**EXTRACTED RECORDS**
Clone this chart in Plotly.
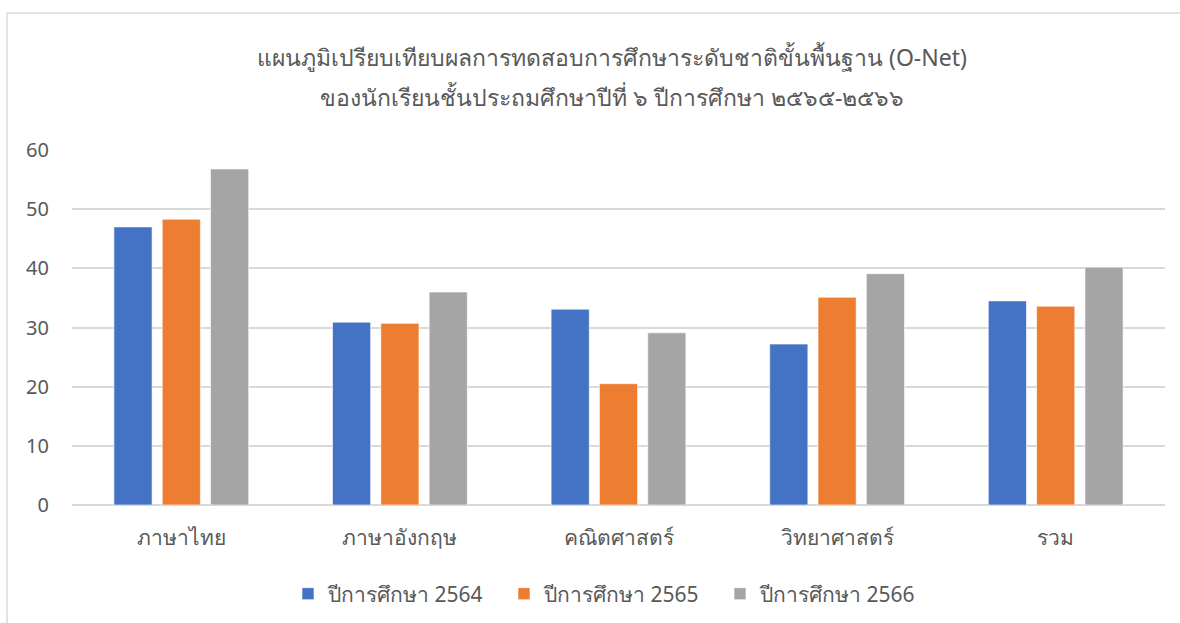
import plotly.graph_objects as go

categories = ["ภาษาไทย", "ภาษาอังกฤษ", "คณิตศาสตร์", "วิทยาศาสตร์", "รวม"]
series_names = ["ปีการศึกษา 2564", "ปีการศึกษา 2565", "ปีการศึกษา 2566"]
values_2564 = [47.0, 30.9, 33.1, 27.2, 34.5]
values_2565 = [48.3, 30.7, 20.5, 35.1, 33.6]
values_2566 = [56.8, 36.0, 29.1, 39.1, 40.2]
colors = ["#4472C4", "#ED7D31", "#A5A5A5"]
y_ticks = [0, 10, 20, 30, 40, 50, 60]

title_line1 = "แผนภูมิเปรียบเทียบผลการทดสอบการศึกษาระดับชาติขั้นพื้นฐาน (O-Net)"
title_line2 = "ของนักเรียนชั้นประถมศึกษาปีที่ ๖ ปีการศึกษา ๒๕๖๕-๒๕๖๖"

FONT = "Noto Sans, DejaVu Sans, sans-serif"
TXT = "#595959"

fig = go.Figure()
for name, vals, col in zip(series_names, [values_2564, values_2565, values_2566], colors):
    fig.add_trace(go.Bar(
        x=categories, y=vals, name=name,
        marker=dict(color=col, line=dict(color="rgba(255,255,255,0.6)", width=1)),
    ))

W, H = 1180, 623
l, r, t, b = 72, 15, 150, 118
pw = W - l - r
ph = H - t - b


def py(pix):
    return (ph - (pix - t)) / ph


def px(pix):
    return (pix - l) / pw


fig.update_layout(
    width=W, height=H,
    margin=dict(l=l, r=r, t=t, b=b, autoexpand=False),
    paper_bgcolor="white", plot_bgcolor="white",
    barmode="group", bargap=0.337, bargroupgap=0.21,
    font=dict(family=FONT, color=TXT, size=20),
    annotations=[
        dict(text=title_line1, x=px(612), y=py(57), xref="paper", yref="paper",
             xanchor="center", yanchor="middle", showarrow=False,
             font=dict(size=23, color=TXT, family=FONT)),
        dict(text=title_line2, x=px(612), y=py(97), xref="paper", yref="paper",
             xanchor="center", yanchor="middle", showarrow=False,
             font=dict(size=23, color=TXT, family=FONT)),
    ],
    legend=dict(orientation="h", x=px(288), xanchor="left", y=py(594),
                yanchor="middle", font=dict(size=21, color=TXT), traceorder="normal",
                itemwidth=30, entrywidth=171, entrywidthmode="pixels"),
    xaxis=dict(showgrid=False, showline=False, ticks="", ticklabelstandoff=18,
               automargin=False, tickfont=dict(size=21, color=TXT)),
    yaxis=dict(range=[0, 60], tickvals=y_ticks, showgrid=True, gridcolor="#D9D9D9",
               gridwidth=1.5, zeroline=True, zerolinecolor="#D9D9D9", zerolinewidth=1.5,
               showline=False, ticks="", ticklabelstandoff=22, automargin=False,
               tickfont=dict(size=20, color=TXT)),
    shapes=[
        dict(type="line", xref="paper", yref="paper",
             x0=px(7), x1=px(W + 5), y0=py(13), y1=py(13),
             line=dict(color="#D9D9D9", width=1.5), layer="below"),
        dict(type="line", xref="paper", yref="paper",
             x0=px(7), x1=px(7), y0=py(13), y1=py(H + 5),
             line=dict(color="#D9D9D9", width=1.5), layer="below"),
    ],
)

fig.write_html("out.html", config={"displayModeBar": False},
               post_script="document.body.style.margin='0';")
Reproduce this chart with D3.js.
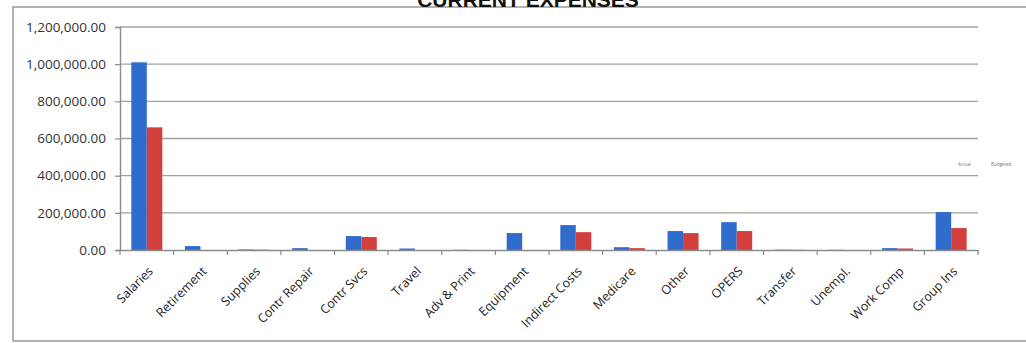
<!DOCTYPE html>
<html>
<head>
<meta charset="utf-8">
<script src="https://cdn.jsdelivr.net/npm/d3@7"></script>
<style>
  body { margin: 0; background: #fff; }
  svg { display: block; }
</style>
</head>
<body>
<div id="chart"></div>
<script>
// categories and the two series
const categories = ['Salaries', 'Retirement', 'Supplies', 'Contr Repair', 'Contr Svcs', 'Travel',
  'Adv & Print', 'Equipment', 'Indirect Costs', 'Medicare', 'Other', 'OPERS', 'Transfer',
  'Unempl.', 'Work Comp', 'Group Ins']
const seriesNames = ['Actual', 'Budgeted']
const seriesA = [1010000, 21000, 3000, 10000, 75000, 8000, 1000, 91000, 134000, 15000, 102000, 150000, 2000, 1000, 10000, 204000]
const seriesB = [660000, 0, 2000, 0, 70000, 0, 0, 0, 96000, 10000, 91000, 102000, 1000, 0, 8000, 118000]
const yTicks = [0, 200000, 400000, 600000, 800000, 1000000, 1200000]

const width = 1026
const height = 343
const plot = { left: 120, right: 978, top: 27, bottom: 250 }

const svg = d3.select('#chart')
  .append('svg')
  .attr('width', width)
  .attr('height', height)

// outer frame
svg.append('path')
  .attr('d', 'M13,341 L13,7 L1026,7')
  .attr('fill', 'none')
  .attr('stroke', '#9a9a9a')
  .attr('stroke-width', 1.5)
svg.append('line')
  .attr('x1', 13).attr('x2', 1026)
  .attr('y1', 341).attr('y2', 341)
  .attr('stroke', '#9a9a9a')
  .attr('stroke-width', 1.5)

// title, its top half is cut off in the scan
svg.append('text')
  .attr('x', 528)
  .attr('y', 7)
  .attr('text-anchor', 'middle')
  .attr('font-family', 'Liberation Sans, Arial, sans-serif')
  .attr('font-weight', 'bold')
  .attr('font-size', 21)
  .attr('fill', '#111')
  .text('CURRENT EXPENSES')

const xScale = d3.scaleBand()
  .domain(categories)
  .range([plot.left, plot.right])

const xInner = d3.scaleBand()
  .domain(seriesNames)
  .range([0, 31])

const yScale = d3.scaleLinear()
  .domain([0, 1200000])
  .range([plot.bottom, plot.top])

// gridlines
svg.append('g')
  .selectAll('line')
  .data(yTicks.filter(d => d > 0))
  .enter()
  .append('line')
  .attr('x1', plot.left)
  .attr('x2', plot.right)
  .attr('y1', d => yScale(d))
  .attr('y2', d => yScale(d))
  .attr('stroke', '#a0a0a0')
  .attr('stroke-width', 1.4)

// y axis
const yAxis = d3.axisLeft(yScale)
  .tickValues(yTicks)
  .tickSize(5)
  .tickPadding(9)
  .tickFormat(d3.format(',.2f'))

const yG = svg.append('g')
  .attr('transform', 'translate(' + plot.left + ',0)')
  .call(yAxis)
yG.select('.domain').attr('stroke', '#8c8c8c').attr('stroke-width', 1.4)
yG.selectAll('.tick line').attr('stroke', '#8c8c8c').attr('stroke-width', 1.2)
yG.selectAll('.tick text')
  .attr('font-family', 'Open Sans, sans-serif')
  .attr('font-size', 13.5)
  .attr('fill', '#333')

// bars
const series = [seriesA, seriesB]
const colors = ['#2f6ccb', '#d23f3c']

series.forEach((values, i) => {
  svg.append('g')
    .selectAll('rect')
    .data(values)
    .enter()
    .append('rect')
    .attr('x', (d, j) => xScale(categories[j]) + (xScale.bandwidth() - 31) / 2 + xInner(seriesNames[i]))
    .attr('y', d => yScale(d))
    .attr('width', xInner.bandwidth())
    .attr('height', d => plot.bottom - yScale(d))
    .attr('fill', colors[i])
})

// x axis
const xAxis = d3.axisBottom(xScale)
  .tickSize(0)
  .tickPadding(0)

const xG = svg.append('g')
  .attr('transform', 'translate(0,' + plot.bottom + ')')
  .call(xAxis)
xG.select('.domain').attr('stroke', '#8c8c8c').attr('stroke-width', 1.4)
xG.selectAll('.tick text')
  .attr('font-family', 'Open Sans, sans-serif')
  .attr('font-size', 12.5)
  .attr('fill', '#222')
  .attr('text-anchor', 'end')
  .attr('dy', null)
  .attr('y', 0)
  .attr('x', 0)
  .attr('transform', 'translate(7,22) rotate(-45)')

// category boundary ticks
svg.append('g')
  .selectAll('line')
  .data(categories.concat(['end']))
  .enter()
  .append('line')
  .attr('x1', (d, j) => plot.left + j * xScale.step())
  .attr('x2', (d, j) => plot.left + j * xScale.step())
  .attr('y1', plot.bottom)
  .attr('y2', plot.bottom + 5)
  .attr('stroke', '#8c8c8c')
  .attr('stroke-width', 1.2)

// tiny legend text
svg.append('g')
  .selectAll('text')
  .data(seriesNames)
  .enter()
  .append('text')
  .attr('x', (d, i) => 958 + i * 33)
  .attr('y', 166)
  .attr('font-family', 'Open Sans, sans-serif')
  .attr('font-size', 4.5)
  .attr('fill', '#777')
  .text(d => d)
</script>
</body>
</html>
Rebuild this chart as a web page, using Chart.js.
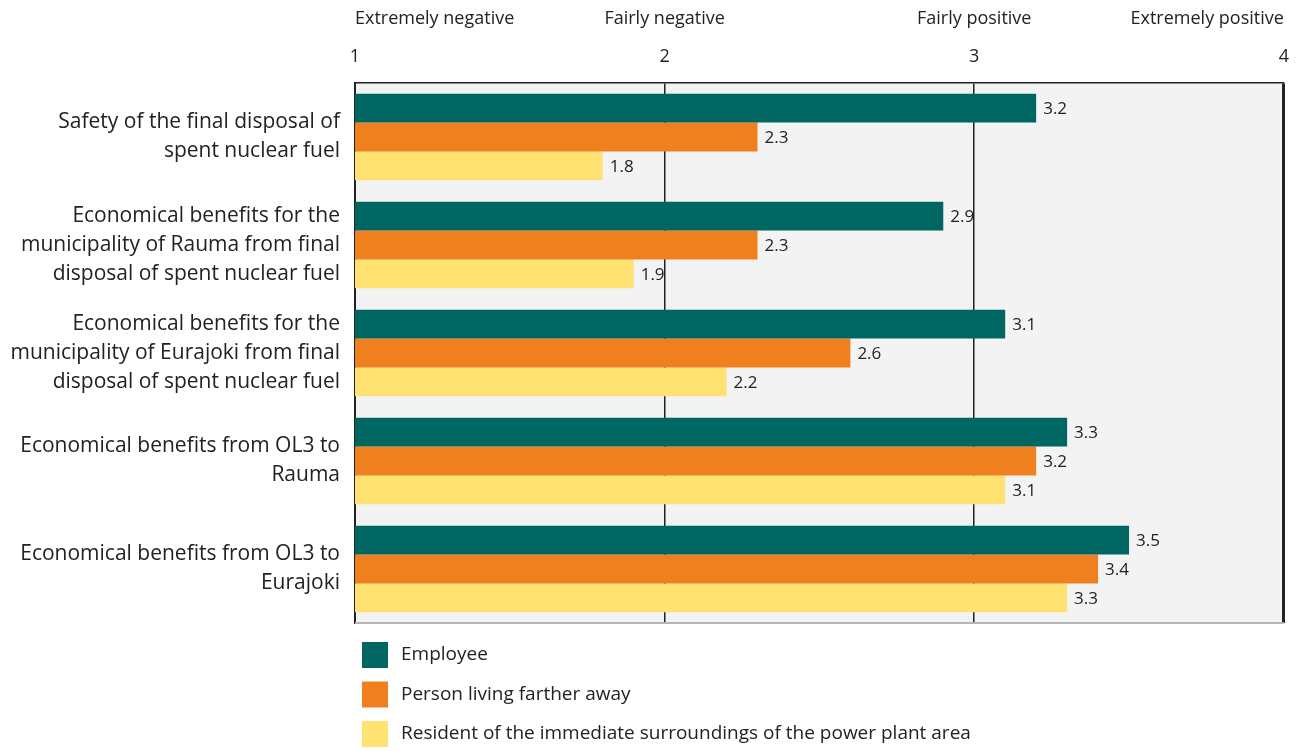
<!DOCTYPE html>
<html>
<head>
<meta charset="utf-8">
<script src="https://cdn.jsdelivr.net/npm/chart.js@4/dist/chart.umd.min.js"></script>
<style>
  html, body { margin: 0; padding: 0; background: #ffffff; }
  #wrap { width: 1304px; height: 751px; position: relative; }
</style>
</head>
<body>
<div id="wrap"><canvas id="c"></canvas></div>
<script>
const categories = [
  ["Safety of the final disposal of", "spent nuclear fuel"],
  ["Economical benefits for the", "municipality of Rauma from final", "disposal of spent nuclear fuel"],
  ["Economical benefits for the", "municipality of Eurajoki from final", "disposal of spent nuclear fuel"],
  ["Economical benefits from OL3 to", "Rauma"],
  ["Economical benefits from OL3 to", "Eurajoki"]
];
const seriesNames = ["Employee", "Person living farther away", "Resident of the immediate surroundings of the power plant area"];
const employee = [3.2, 2.9, 3.1, 3.3, 3.5];
const fartherAway = [2.3, 2.3, 2.6, 3.2, 3.4];
const resident = [1.8, 1.9, 2.2, 3.1, 3.3];
const tickValues = [1, 2, 3, 4];
const scaleLabels = ["Extremely negative", "Fairly negative", "Fairly positive", "Extremely positive"];

const colors = ["#006661", "#f0801e", "#ffe271"];
const FONT = "'Open Sans', sans-serif";
const TEXT = "#222222";

const bgPlugin = {
  id: 'bg',
  beforeDraw(chart) {
    const {ctx, chartArea: a} = chart;
    ctx.save();
    ctx.fillStyle = '#f3f3f3';
    ctx.fillRect(a.left, a.top, a.right - a.left, a.bottom - a.top);
    ctx.restore();
  },
  afterDraw(chart) {
    const {ctx, chartArea: a} = chart;
    ctx.save();
    ctx.strokeStyle = '#b5b5b5';
    ctx.lineWidth = 2;
    ctx.beginPath();
    ctx.moveTo(a.left, a.bottom);
    ctx.lineTo(a.right, a.bottom);
    ctx.stroke();
    // legend
    const ds = chart.data.datasets;
    ctx.font = "19px " + FONT;
    ctx.textBaseline = 'middle';
    ctx.textAlign = 'left';
    ds.forEach((d, i) => {
      const cy = 655 + i * 39.5;
      ctx.fillStyle = d.backgroundColor;
      ctx.fillRect(362, cy - 13, 26, 26);
      ctx.fillStyle = TEXT;
      ctx.fillText(d.label, 401, cy);
    });
    ctx.restore();
  }
};

const valuePlugin = {
  id: 'values',
  afterDatasetsDraw(chart) {
    const {ctx} = chart;
    ctx.save();
    ctx.font = "17px " + FONT;
    ctx.fillStyle = TEXT;
    ctx.textBaseline = 'middle';
    ctx.textAlign = 'left';
    chart.data.datasets.forEach((d, di) => {
      const meta = chart.getDatasetMeta(di);
      meta.data.forEach((el, i) => {
        ctx.fillText(d.data[i].toFixed(1), el.x + 7, el.y + 1);
      });
    });
    ctx.restore();
  }
};

new Chart(document.getElementById('c'), {
  type: 'bar',
  data: {
    labels: categories,
    datasets: [
      { label: seriesNames[0], data: employee, backgroundColor: colors[0] },
      { label: seriesNames[1], data: fartherAway, backgroundColor: colors[1] },
      { label: seriesNames[2], data: resident, backgroundColor: colors[2] }
    ]
  },
  options: {
    indexAxis: 'y',
    responsive: true,
    maintainAspectRatio: false,
    animation: false,
    layout: { padding: { left: 0, right: 20, top: 0, bottom: 128 } },
    datasets: { bar: { categoryPercentage: 0.8, barPercentage: 1.0, borderWidth: 0 } },
    plugins: { legend: { display: false }, tooltip: { enabled: false } },
    scales: {
      x: {
        type: 'linear', position: 'top', min: 1, max: 4, weight: 0,
        afterBuildTicks: s => { s.ticks = tickValues.map(v => ({value: v})); },
        ticks: { font: { family: FONT, size: 18 }, color: TEXT, padding: 15 },
        grid: {
          drawTicks: false,
          color: c => (c.tick && (c.tick.value === 1)) ? 'rgba(0,0,0,0)' : '#222222',
          lineWidth: c => (c.tick && c.tick.value === 4) ? 3 : 1.5
        },
        border: { display: true, color: '#222222', width: 1.5 },
        afterFit: s => { s.height = 40; }
      },
      x2: {
        type: 'linear', position: 'top', min: 1, max: 4, weight: 1,
        afterBuildTicks: s => { s.ticks = tickValues.map(v => ({value: v})); },
        ticks: {
          font: { family: FONT, size: 18 }, color: TEXT, padding: 13, align: 'inner',
          callback: v => scaleLabels[tickValues.indexOf(v)]
        },
        grid: { display: false, drawTicks: false },
        border: { display: false },
        afterFit: s => { s.height = 43; }
      },
      y: {
        type: 'category',
        grid: { display: false, drawTicks: false },
        border: { display: true, color: '#222222', width: 2 },
        ticks: { font: { family: FONT, size: 21, lineHeight: '29px' }, color: TEXT, padding: 15 },
        afterFit: s => { s.width = 355; }
      }
    }
  },
  plugins: [bgPlugin, valuePlugin]
});
</script>
</body>
</html>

**WHAT YOU ARE ASKED TO DO**
Word for word, give again the lines from the first entry to the line with "y_ticks = [0, 10, 20, 30, 40, 50, 60]", inclusive. Exclude the pictures.

**PROBLEM SOLUTION**
Clone this chart in Plotly.
import plotly.graph_objects as go

categories = ["ภาษาไทย", "ภาษาอังกฤษ", "คณิตศาสตร์", "วิทยาศาสตร์", "รวม"]
series_names = ["ปีการศึกษา 2564", "ปีการศึกษา 2565", "ปีการศึกษา 2566"]
values_2564 = [47.0, 30.9, 33.1, 27.2, 34.5]
values_2565 = [48.3, 30.7, 20.5, 35.1, 33.6]
values_2566 = [56.8, 36.0, 29.1, 39.1, 40.2]
colors = ["#4472C4", "#ED7D31", "#A5A5A5"]
y_ticks = [0, 10, 20, 30, 40, 50, 60]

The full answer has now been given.